Keep to the lines from the line containing "What React, TypeScript" through the line containing "const legendRow = [372, 421];": copy them exactly and leave every picture out.
━━━━━━━━━━━━━━━━
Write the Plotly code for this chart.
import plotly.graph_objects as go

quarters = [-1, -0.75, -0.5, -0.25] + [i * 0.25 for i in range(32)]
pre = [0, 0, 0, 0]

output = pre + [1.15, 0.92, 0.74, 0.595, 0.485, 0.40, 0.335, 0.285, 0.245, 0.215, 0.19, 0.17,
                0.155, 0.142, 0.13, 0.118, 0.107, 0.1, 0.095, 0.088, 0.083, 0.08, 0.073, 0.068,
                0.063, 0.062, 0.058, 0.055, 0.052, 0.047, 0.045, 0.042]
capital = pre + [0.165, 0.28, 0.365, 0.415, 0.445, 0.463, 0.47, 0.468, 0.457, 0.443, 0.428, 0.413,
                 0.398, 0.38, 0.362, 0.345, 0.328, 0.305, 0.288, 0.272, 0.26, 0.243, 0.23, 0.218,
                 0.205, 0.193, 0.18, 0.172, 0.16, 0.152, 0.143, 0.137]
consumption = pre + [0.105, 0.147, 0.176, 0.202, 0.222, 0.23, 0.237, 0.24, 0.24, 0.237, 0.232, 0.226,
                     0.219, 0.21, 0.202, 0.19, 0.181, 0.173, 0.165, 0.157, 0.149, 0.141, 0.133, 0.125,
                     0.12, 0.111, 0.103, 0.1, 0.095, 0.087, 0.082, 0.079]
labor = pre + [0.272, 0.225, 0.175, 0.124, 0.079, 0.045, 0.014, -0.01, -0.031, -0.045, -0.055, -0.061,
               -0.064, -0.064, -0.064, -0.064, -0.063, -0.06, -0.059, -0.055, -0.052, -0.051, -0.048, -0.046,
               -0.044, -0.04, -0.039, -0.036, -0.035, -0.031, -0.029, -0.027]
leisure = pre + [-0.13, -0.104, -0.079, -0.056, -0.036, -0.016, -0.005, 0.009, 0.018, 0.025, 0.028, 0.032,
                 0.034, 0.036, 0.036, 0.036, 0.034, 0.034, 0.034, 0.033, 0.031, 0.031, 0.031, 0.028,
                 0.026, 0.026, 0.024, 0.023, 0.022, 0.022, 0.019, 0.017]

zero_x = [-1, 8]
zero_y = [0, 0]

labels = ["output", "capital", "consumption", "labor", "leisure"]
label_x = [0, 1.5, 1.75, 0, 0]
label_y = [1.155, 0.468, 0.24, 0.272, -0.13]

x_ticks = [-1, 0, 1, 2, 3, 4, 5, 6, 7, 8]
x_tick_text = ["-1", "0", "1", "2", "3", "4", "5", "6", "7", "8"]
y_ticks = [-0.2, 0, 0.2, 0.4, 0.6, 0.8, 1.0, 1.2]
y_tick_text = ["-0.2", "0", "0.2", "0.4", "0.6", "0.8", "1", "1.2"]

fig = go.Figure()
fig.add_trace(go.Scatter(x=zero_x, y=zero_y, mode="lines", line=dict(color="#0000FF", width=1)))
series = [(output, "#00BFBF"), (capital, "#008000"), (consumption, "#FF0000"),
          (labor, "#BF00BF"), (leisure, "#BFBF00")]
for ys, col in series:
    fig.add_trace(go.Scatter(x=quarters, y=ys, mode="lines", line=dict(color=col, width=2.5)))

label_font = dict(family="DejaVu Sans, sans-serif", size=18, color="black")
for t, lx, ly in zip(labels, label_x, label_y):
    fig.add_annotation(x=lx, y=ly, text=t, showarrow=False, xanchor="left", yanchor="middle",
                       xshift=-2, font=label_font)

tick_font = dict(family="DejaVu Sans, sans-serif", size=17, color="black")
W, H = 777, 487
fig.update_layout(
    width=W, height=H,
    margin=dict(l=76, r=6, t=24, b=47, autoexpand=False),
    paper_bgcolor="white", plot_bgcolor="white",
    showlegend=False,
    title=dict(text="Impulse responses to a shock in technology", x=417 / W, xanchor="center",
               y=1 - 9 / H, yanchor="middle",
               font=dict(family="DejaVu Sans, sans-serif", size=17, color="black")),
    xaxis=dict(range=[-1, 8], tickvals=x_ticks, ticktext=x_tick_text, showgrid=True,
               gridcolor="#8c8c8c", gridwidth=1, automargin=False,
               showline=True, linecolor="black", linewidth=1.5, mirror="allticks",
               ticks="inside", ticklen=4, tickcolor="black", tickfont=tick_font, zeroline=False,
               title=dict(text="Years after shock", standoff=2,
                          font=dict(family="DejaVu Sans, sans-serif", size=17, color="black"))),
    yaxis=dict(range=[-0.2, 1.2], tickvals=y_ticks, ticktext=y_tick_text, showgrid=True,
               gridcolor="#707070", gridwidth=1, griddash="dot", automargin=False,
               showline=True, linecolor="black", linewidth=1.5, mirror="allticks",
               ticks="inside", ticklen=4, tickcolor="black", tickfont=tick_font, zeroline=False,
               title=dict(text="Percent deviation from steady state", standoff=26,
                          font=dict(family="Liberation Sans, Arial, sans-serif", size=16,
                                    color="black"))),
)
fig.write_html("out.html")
━━━━━━━━━━━━━━━━
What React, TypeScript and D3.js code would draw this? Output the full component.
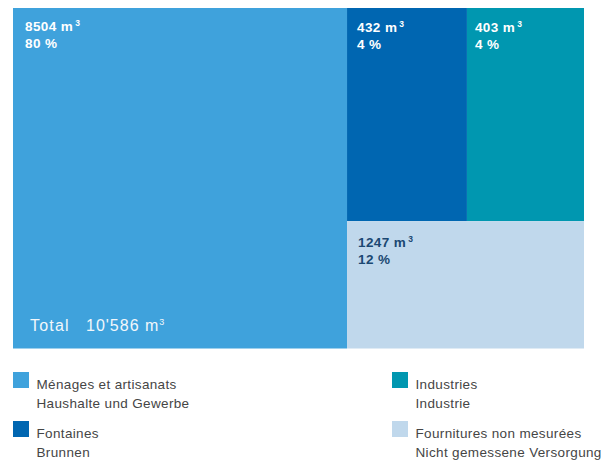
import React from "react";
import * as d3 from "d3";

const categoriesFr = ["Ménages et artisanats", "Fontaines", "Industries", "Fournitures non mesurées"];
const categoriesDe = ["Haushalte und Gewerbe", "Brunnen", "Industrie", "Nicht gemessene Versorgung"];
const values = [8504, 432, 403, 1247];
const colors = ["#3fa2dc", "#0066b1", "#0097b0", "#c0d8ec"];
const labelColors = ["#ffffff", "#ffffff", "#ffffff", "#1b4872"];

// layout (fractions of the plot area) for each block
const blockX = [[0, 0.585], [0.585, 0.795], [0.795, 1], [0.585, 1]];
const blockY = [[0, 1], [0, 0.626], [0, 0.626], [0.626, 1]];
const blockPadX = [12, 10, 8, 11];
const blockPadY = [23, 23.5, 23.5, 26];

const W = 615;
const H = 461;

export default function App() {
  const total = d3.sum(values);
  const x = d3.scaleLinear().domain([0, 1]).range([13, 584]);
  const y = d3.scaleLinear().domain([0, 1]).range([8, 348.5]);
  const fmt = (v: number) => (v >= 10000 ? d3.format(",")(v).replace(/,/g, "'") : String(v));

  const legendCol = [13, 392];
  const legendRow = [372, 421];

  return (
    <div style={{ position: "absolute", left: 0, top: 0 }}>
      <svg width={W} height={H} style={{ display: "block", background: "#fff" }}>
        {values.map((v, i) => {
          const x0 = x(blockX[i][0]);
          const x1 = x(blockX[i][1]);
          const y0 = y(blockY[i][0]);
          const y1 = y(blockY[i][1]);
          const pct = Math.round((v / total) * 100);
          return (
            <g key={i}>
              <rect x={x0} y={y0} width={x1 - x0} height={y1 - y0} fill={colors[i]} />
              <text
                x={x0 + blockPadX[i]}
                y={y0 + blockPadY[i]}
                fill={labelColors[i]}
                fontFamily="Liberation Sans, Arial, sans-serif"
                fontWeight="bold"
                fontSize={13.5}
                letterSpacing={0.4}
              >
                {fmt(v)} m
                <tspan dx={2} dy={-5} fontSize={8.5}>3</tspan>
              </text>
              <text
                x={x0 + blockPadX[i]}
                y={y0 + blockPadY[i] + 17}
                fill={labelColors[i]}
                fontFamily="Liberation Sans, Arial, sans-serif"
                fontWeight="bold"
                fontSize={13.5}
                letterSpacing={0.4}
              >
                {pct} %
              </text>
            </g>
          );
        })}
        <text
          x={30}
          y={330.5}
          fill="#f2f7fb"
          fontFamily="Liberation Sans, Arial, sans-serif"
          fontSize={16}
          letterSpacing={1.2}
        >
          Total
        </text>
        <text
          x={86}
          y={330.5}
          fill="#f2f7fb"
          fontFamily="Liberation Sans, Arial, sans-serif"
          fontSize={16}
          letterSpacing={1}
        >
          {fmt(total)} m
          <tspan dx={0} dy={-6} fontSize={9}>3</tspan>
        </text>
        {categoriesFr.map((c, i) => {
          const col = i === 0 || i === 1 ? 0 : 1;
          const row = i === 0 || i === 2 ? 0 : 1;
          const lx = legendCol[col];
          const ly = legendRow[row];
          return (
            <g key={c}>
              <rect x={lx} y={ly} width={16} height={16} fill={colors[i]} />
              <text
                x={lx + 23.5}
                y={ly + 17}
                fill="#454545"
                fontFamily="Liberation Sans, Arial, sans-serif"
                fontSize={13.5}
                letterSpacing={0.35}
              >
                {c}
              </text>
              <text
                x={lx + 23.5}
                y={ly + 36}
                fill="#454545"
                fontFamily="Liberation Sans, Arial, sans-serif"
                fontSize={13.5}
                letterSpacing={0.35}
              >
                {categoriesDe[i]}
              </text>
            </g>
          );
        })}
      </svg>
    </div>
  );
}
━━━━━━━━━━━━━━━━
> [Answer to this exercise]
What React, TypeScript and D3.js code would draw this? Output the full component.
import React from "react";
import * as d3 from "d3";

const categoriesFr = ["Ménages et artisanats", "Fontaines", "Industries", "Fournitures non mesurées"];
const categoriesDe = ["Haushalte und Gewerbe", "Brunnen", "Industrie", "Nicht gemessene Versorgung"];
const values = [8504, 432, 403, 1247];
const colors = ["#3fa2dc", "#0066b1", "#0097b0", "#c0d8ec"];
const labelColors = ["#ffffff", "#ffffff", "#ffffff", "#1b4872"];

// layout (fractions of the plot area) for each block
const blockX = [[0, 0.585], [0.585, 0.795], [0.795, 1], [0.585, 1]];
const blockY = [[0, 1], [0, 0.626], [0, 0.626], [0.626, 1]];
const blockPadX = [12, 10, 8, 11];
const blockPadY = [23, 23.5, 23.5, 26];

const W = 615;
const H = 461;

export default function App() {
  const total = d3.sum(values);
  const x = d3.scaleLinear().domain([0, 1]).range([13, 584]);
  const y = d3.scaleLinear().domain([0, 1]).range([8, 348.5]);
  const fmt = (v: number) => (v >= 10000 ? d3.format(",")(v).replace(/,/g, "'") : String(v));

  const legendCol = [13, 392];
  const legendRow = [372, 421];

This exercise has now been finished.